Friday, February 8, 2013

Artichoke and Celeriac Soup You Should Probably Eat Right Now

Oh man, I really did good things at work today. I crossed so many things off my list, you’d’ve thought I was a persnickety, single 30-something in a romcom.


What better way to celebrate than by doing what I do best in February? My challenge tonight: Don’t go to the store.

Q: What do I have at home?
A: Half a celeriac and a can of artichoke hearts.

I was watching this week’s episode of The Taste tonight as I was cooking and was reminded (as I am on all cooking competition shows) that it’s a terrible idea to try something you’ve never tried before.
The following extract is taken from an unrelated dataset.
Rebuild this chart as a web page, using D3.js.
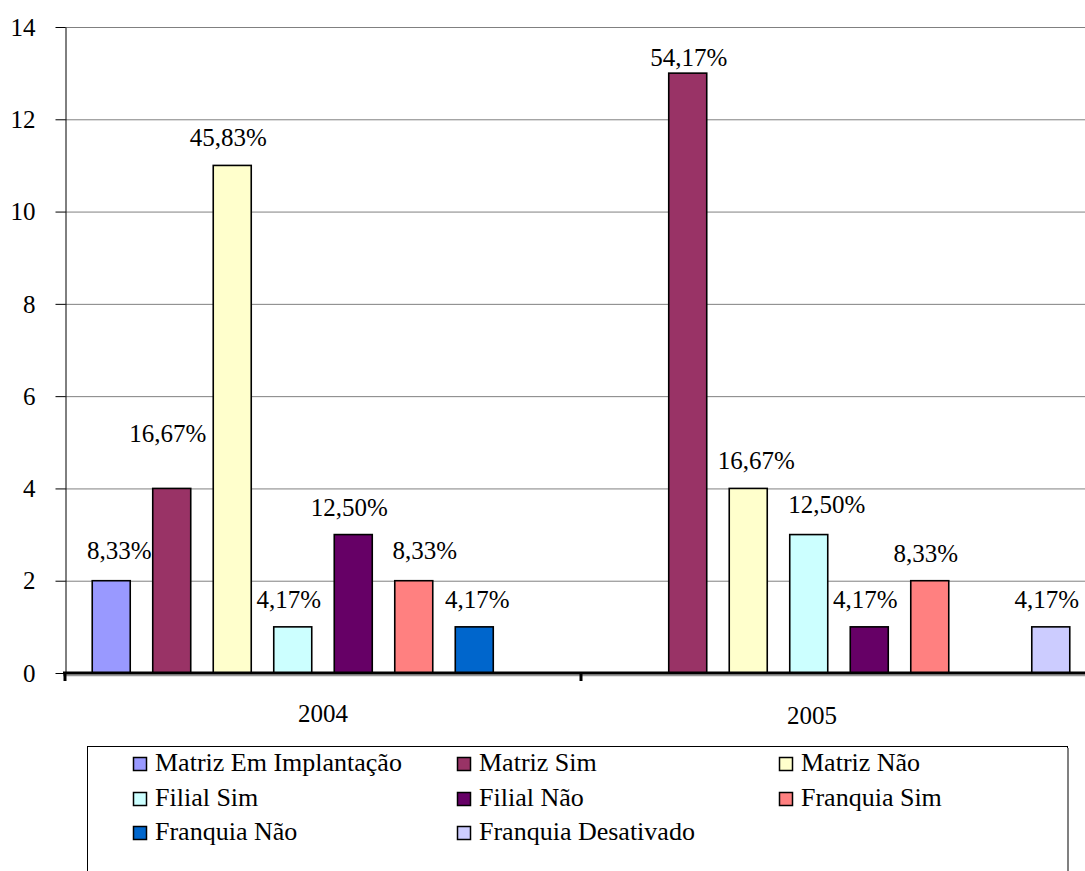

It’s always, always a mistake—and honestly after all these years of the same show repackaged, it’s a little shocking that people keep doing it. It’s pretty much the number two reason I’d never audition for one of those shows (you know, after number one: I’m not that good of a cook). Luckily, my eetsy-beetsy kitchen has no TV cameras in it, and I have an adventurous spirit. 

That said, I don’t often just go with my gut rather than referencing a recipe to some degree or another. Maybe it was majorly killing it at work, maybe it’s the sheer number of soups I’ve made at this point (so many of which have never even shown up on this blog), but tonight I was feeling bold. DO IT FOR YOU, I told me.

And you know what? If I were served this at a restaurant, I would be mad at precisely zero people. If I were the only customer, Café de Cor would be a certified hit.

Making this soup made me feel like John Locke on LOST: Don’t tell me what I can’t do!

In thinking about what to put in it, I didn’t get very complicated. I just asked myself, “What tastes good with artichokes?” And then I put it in the soup. BRILLIANT (more like duh, but I'm going with brilliant).


It is creamy as all get-out. It is tangy as hell (Hell is so tangy, as we all know). It makes your mouth tingle and water way at the back of your teeth, which makes you want to put more in your face as soon as possible. At the same time, it’s different enough to make you want to hold on to every bite just a little bit longer. It tastes like artichoke and celeriac (only actual selling point needed). If you like either of those things, try it.

Bonus confession: I actually got some flatbread out so I could wipe the pot clean, not wasting a fraction of a drop.

Artichoke and Celeriac Soup
serves 4-ish

GET THIS STUFF

1 T olive oil
1 T unsalted butter
½ c finely chopped shallots
2 cloves garlic, minced
½ c dry white wine
½ of a celeriac (celery root), diced—about 1.5 c
3 c vegetable broth
1 can artichoke hearts, drained and rinsed
1 or 2 T heavy cream
Italian parsley and lemon wedges, to garnish

DO THIS WITH IT

Heat olive oil and butter over medium heat until butter melts, then add shallots and cook for about 5 minutes.
Add garlic and cook for another minute or two.
Add wine and cook until liquid reduces by half.
Add diced celeriac and vegetable broth and bring to a steady simmer. 
Partially cover and cook about 20 minutes or until celeriac is soft.
Add artichoke hearts and cook an additional 2 minutes.
Remove from heat and blend with an immersion blender until as smooth as desired.
Stir in cream, and serve topped with chopped parsley and a lemon wedge if desired (it's already pretty tangy but I like the extra tang of a wee bit of lemon juice).